Although I have found no direct linking to Comte, the expressed philosophy of the first president of the World Health Organization, Brock Chisholm, promoted the same reasoning in 1945.

To Chisholm, morality and judgements of right and wrong, were a hindrance to man and society. His ideas seem to have permeated the UN and leftist thought in general and is reflected in the educational systems of both the US and Europe. The modern emphasis on behavior modification in education strips away values of the parents and their kids right to learn.
It is more important to get along in a multicultural world than to do right in intelligent ways.

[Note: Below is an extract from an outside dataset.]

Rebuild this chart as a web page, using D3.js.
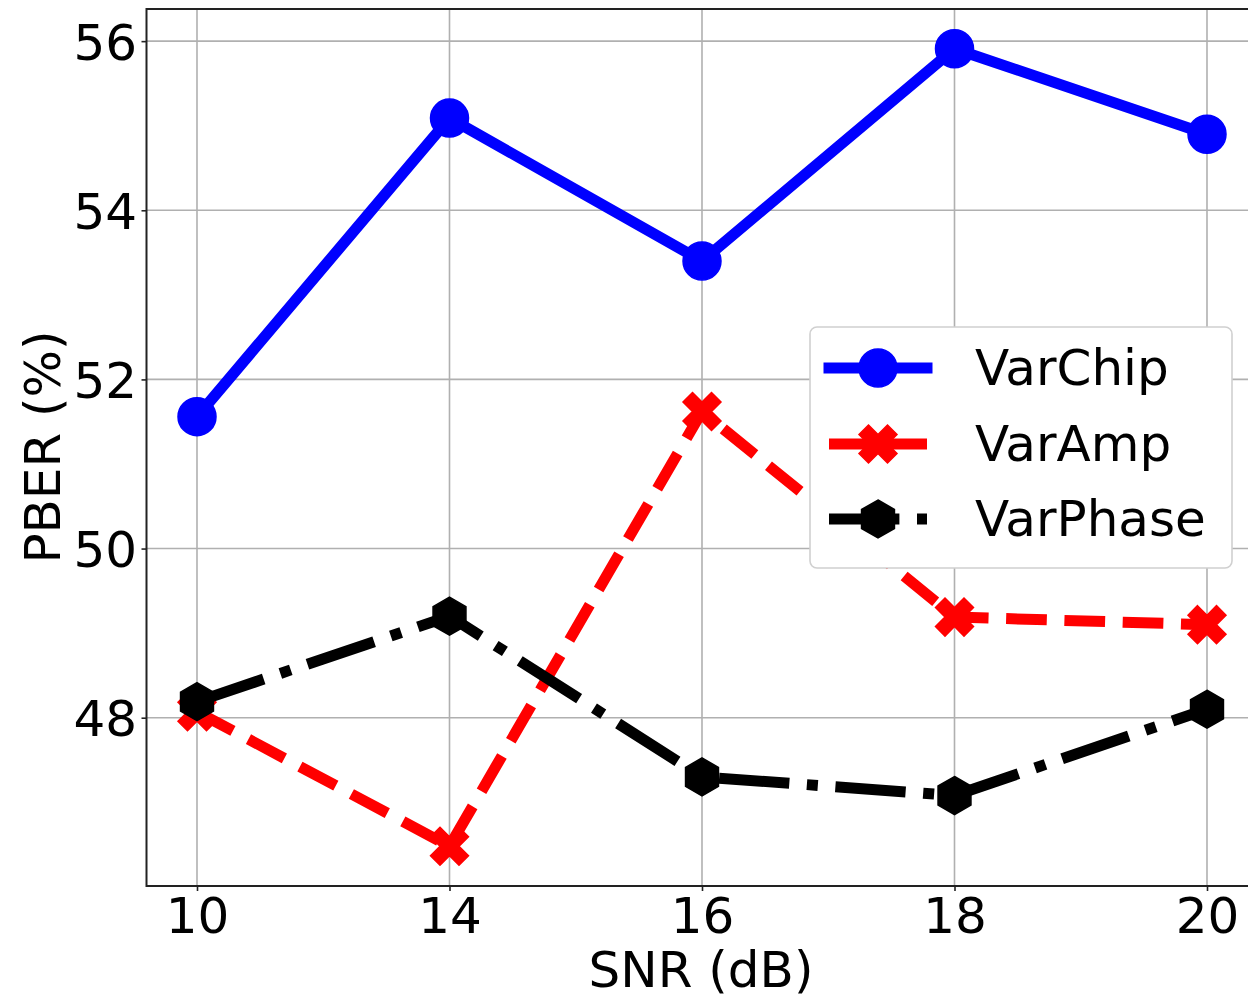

Multiculturalism is a word we should leave to the loony left

My opinion is that we conservatives (I'm only talking to the conservatives!) should only use words with a precise meaning. Since no one knows exactly what "multiculturalism" is supposed to mean, we should leave it to the extreme left. They are the ones specialized in fuzzy thinking.
I think multiculturalism is used as a euphemism for mass immigration to European countries. But mass immigration is obviously killing European cultures. Immigration enthusiasts won't even allow us to live in separate communities. Maybe they think that a same person can have several different cultures coexisting in different parts of his brain ? One day, you are a Pakistani, the next day, you can switch to being Eskimo or Javanese...

the marxist roots of multi-culturalism

In the past, two groups of people used to support marxism. The first group was made of members of the working class who did not understand economics. The second group was made of leftist bourgeois intellectuals acting like stupid teenagers. Although the first group was bigger, I think that multi-culturalism only has roots in the second group.

Although marxism is supposed to be about organizing a marxist coup d'état, I think that most working class communists did not really want to destroy society. They were mostly interested in having bigger wages. But I suspect that the socialist "elites" have always been interested in destroying society. They used to say that the USA wasn't better than the Soviet Union. Now, they sometimes suggest that the West is not morally superior to the muslim terrorists or "insurgents". They have fallen out of love with the European working class and have begun to replace it with third-world immigrants. And also, now they hate Russia.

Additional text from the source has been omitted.